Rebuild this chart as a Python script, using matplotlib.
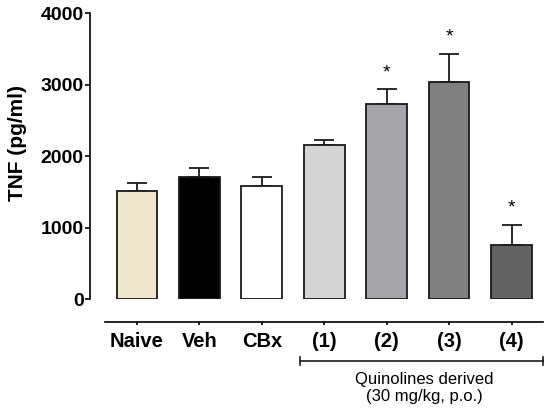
import matplotlib
matplotlib.use("Agg")
import matplotlib.pyplot as plt
import numpy as np

# values (TNF, pg/ml)
groups = ["Naive", "Veh", "CBx", "(1)", "(2)", "(3)", "(4)"]
means = [1520, 1716, 1585, 2158, 2731, 3045, 759]
sem = [112, 120, 121, 70, 206, 391, 286]
signif = [False, False, False, False, True, True, True]
colors = ["#efe7cb", "#000000", "#ffffff", "#d4d4d4", "#a5a5a9", "#808080", "#636363"]

plt.rcParams["font.family"] = ["Liberation Sans", "DejaVu Sans"]

fig = plt.figure(figsize=(5.5, 4.12), dpi=100)
ax = fig.add_axes([0.1636, 0.2735, 0.8291, 0.6942])

x = np.arange(len(groups))
ax.bar(x, means, width=0.65, color=colors, edgecolor="#1a1a1a", linewidth=1.3,
       zorder=2)
ax.errorbar(x, means, yerr=[np.zeros(len(sem)), sem], fmt="none", ecolor="#1a1a1a",
            elinewidth=1.3, capsize=7.5, capthick=1.3, zorder=1)

for xi, m, e, s in zip(x, means, sem, signif):
    if s:
        ax.annotate("*", (xi, m + e), xytext=(0, 12), textcoords="offset points",
                    ha="center", va="center", fontsize=14)

ax.spines["top"].set_visible(False)
ax.spines["right"].set_visible(False)
ax.spines["left"].set_linewidth(1.2)
ax.spines["bottom"].set_linewidth(1.2)
ax.spines["bottom"].set_position(("outward", 16))
ax.spines["bottom"].set_bounds(-0.51, 6.51)

ax.set_xlim(-0.75, 6.55)
ax.set_ylim(0, 4000)
ax.set_yticks([0, 1000, 2000, 3000, 4000])
ax.set_xticks(x)
ax.set_xticklabels(groups, fontsize=14.5, fontweight="bold")
for lab in ax.get_yticklabels():
    lab.set_fontsize(14)
    lab.set_fontweight("bold")
ax.tick_params(axis="y", length=3.6, width=1.2, pad=1)
ax.tick_params(axis="x", length=2.5, width=1.2, pad=5)

ax.set_ylabel("TNF (pg/ml)", fontsize=15, fontweight="bold")
ax.yaxis.set_label_coords(-0.138, 0.546)

# bracket under the quinoline groups
trans = ax.get_xaxis_transform()
by = -0.2157
ax.plot([2.62, 6.50], [by, by], color="#1a1a1a", lw=1.2, transform=trans, clip_on=False)
for bx in (2.62, 6.50):
    ax.plot([bx, bx], [by - 0.014, by + 0.014], color="#1a1a1a", lw=1.2,
            transform=trans, clip_on=False)
ax.text(4.6, -0.31, "Quinolines derived\n(30 mg/kg, p.o.)", transform=trans,
        ha="center", va="center", fontsize=12, linespacing=1.1)

fig.savefig("out.png", dpi=100)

§ Exercise instructions
Of all the lines in the material above, how many contain the word "matplotlib"? Give only the count.

§ Task solution
4